• **Given problem**
Type out the complete listing below word for word, without its pictures.

*****

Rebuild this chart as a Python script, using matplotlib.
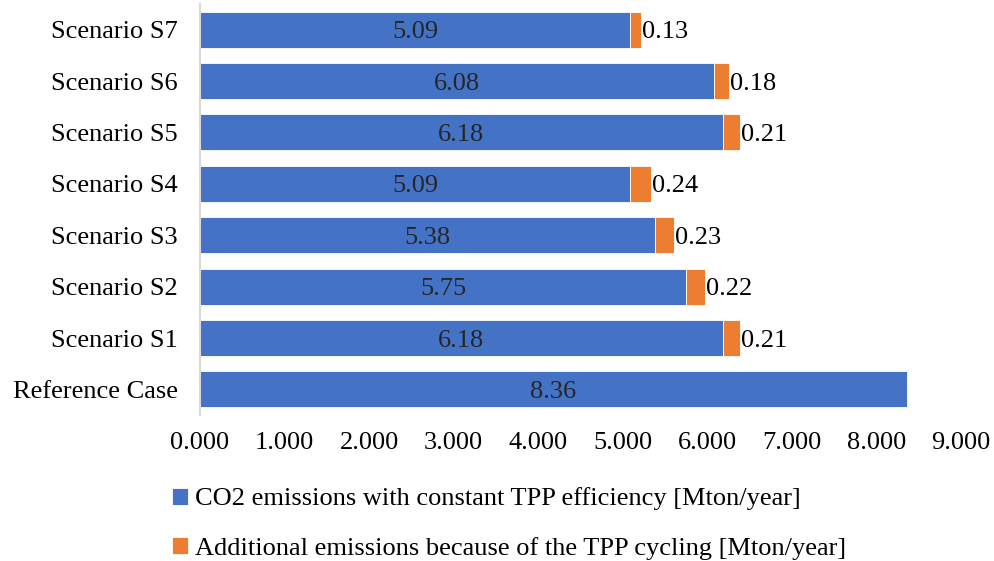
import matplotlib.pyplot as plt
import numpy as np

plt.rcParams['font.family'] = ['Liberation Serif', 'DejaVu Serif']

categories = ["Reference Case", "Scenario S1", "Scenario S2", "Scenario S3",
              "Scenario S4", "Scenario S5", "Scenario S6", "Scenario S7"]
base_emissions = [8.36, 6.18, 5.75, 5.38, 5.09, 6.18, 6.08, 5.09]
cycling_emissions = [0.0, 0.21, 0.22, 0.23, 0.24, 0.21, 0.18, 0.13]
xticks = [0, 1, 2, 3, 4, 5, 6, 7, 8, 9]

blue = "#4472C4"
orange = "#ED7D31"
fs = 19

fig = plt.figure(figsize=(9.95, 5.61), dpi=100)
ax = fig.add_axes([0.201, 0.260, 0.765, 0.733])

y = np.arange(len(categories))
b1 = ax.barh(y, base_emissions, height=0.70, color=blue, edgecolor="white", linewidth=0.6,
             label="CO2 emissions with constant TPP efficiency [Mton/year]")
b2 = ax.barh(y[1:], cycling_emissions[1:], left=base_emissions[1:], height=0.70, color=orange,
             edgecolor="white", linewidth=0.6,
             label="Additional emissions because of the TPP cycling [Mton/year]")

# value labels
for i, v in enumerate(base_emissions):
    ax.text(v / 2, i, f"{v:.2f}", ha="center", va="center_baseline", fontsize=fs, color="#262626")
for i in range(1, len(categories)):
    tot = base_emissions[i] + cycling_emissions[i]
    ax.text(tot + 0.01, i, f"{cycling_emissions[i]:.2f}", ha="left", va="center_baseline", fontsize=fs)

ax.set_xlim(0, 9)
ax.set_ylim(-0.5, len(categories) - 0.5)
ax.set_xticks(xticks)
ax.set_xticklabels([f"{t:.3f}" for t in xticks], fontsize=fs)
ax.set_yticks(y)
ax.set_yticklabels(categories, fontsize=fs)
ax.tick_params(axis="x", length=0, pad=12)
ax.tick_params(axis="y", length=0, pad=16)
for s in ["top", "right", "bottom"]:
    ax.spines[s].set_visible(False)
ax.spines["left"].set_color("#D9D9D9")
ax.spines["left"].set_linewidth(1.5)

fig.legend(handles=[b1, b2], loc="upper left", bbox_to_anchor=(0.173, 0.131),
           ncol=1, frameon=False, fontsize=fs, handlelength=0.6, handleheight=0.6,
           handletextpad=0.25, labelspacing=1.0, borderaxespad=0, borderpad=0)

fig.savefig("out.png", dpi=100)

*****

• **Solution to the problem**
Rebuild this chart as a Python script, using matplotlib.
import matplotlib.pyplot as plt
import numpy as np

plt.rcParams['font.family'] = ['Liberation Serif', 'DejaVu Serif']

categories = ["Reference Case", "Scenario S1", "Scenario S2", "Scenario S3",
              "Scenario S4", "Scenario S5", "Scenario S6", "Scenario S7"]
base_emissions = [8.36, 6.18, 5.75, 5.38, 5.09, 6.18, 6.08, 5.09]
cycling_emissions = [0.0, 0.21, 0.22, 0.23, 0.24, 0.21, 0.18, 0.13]
xticks = [0, 1, 2, 3, 4, 5, 6, 7, 8, 9]

blue = "#4472C4"
orange = "#ED7D31"
fs = 19

fig = plt.figure(figsize=(9.95, 5.61), dpi=100)
ax = fig.add_axes([0.201, 0.260, 0.765, 0.733])

y = np.arange(len(categories))
b1 = ax.barh(y, base_emissions, height=0.70, color=blue, edgecolor="white", linewidth=0.6,
             label="CO2 emissions with constant TPP efficiency [Mton/year]")
b2 = ax.barh(y[1:], cycling_emissions[1:], left=base_emissions[1:], height=0.70, color=orange,
             edgecolor="white", linewidth=0.6,
             label="Additional emissions because of the TPP cycling [Mton/year]")

# value labels
for i, v in enumerate(base_emissions):
    ax.text(v / 2, i, f"{v:.2f}", ha="center", va="center_baseline", fontsize=fs, color="#262626")
for i in range(1, len(categories)):
    tot = base_emissions[i] + cycling_emissions[i]
    ax.text(tot + 0.01, i, f"{cycling_emissions[i]:.2f}", ha="left", va="center_baseline", fontsize=fs)

ax.set_xlim(0, 9)
ax.set_ylim(-0.5, len(categories) - 0.5)
ax.set_xticks(xticks)
ax.set_xticklabels([f"{t:.3f}" for t in xticks], fontsize=fs)
ax.set_yticks(y)
ax.set_yticklabels(categories, fontsize=fs)
ax.tick_params(axis="x", length=0, pad=12)
ax.tick_params(axis="y", length=0, pad=16)
for s in ["top", "right", "bottom"]:
    ax.spines[s].set_visible(False)
ax.spines["left"].set_color("#D9D9D9")
ax.spines["left"].set_linewidth(1.5)

fig.legend(handles=[b1, b2], loc="upper left", bbox_to_anchor=(0.173, 0.131),
           ncol=1, frameon=False, fontsize=fs, handlelength=0.6, handleheight=0.6,
           handletextpad=0.25, labelspacing=1.0, borderaxespad=0, borderpad=0)

fig.savefig("out.png", dpi=100)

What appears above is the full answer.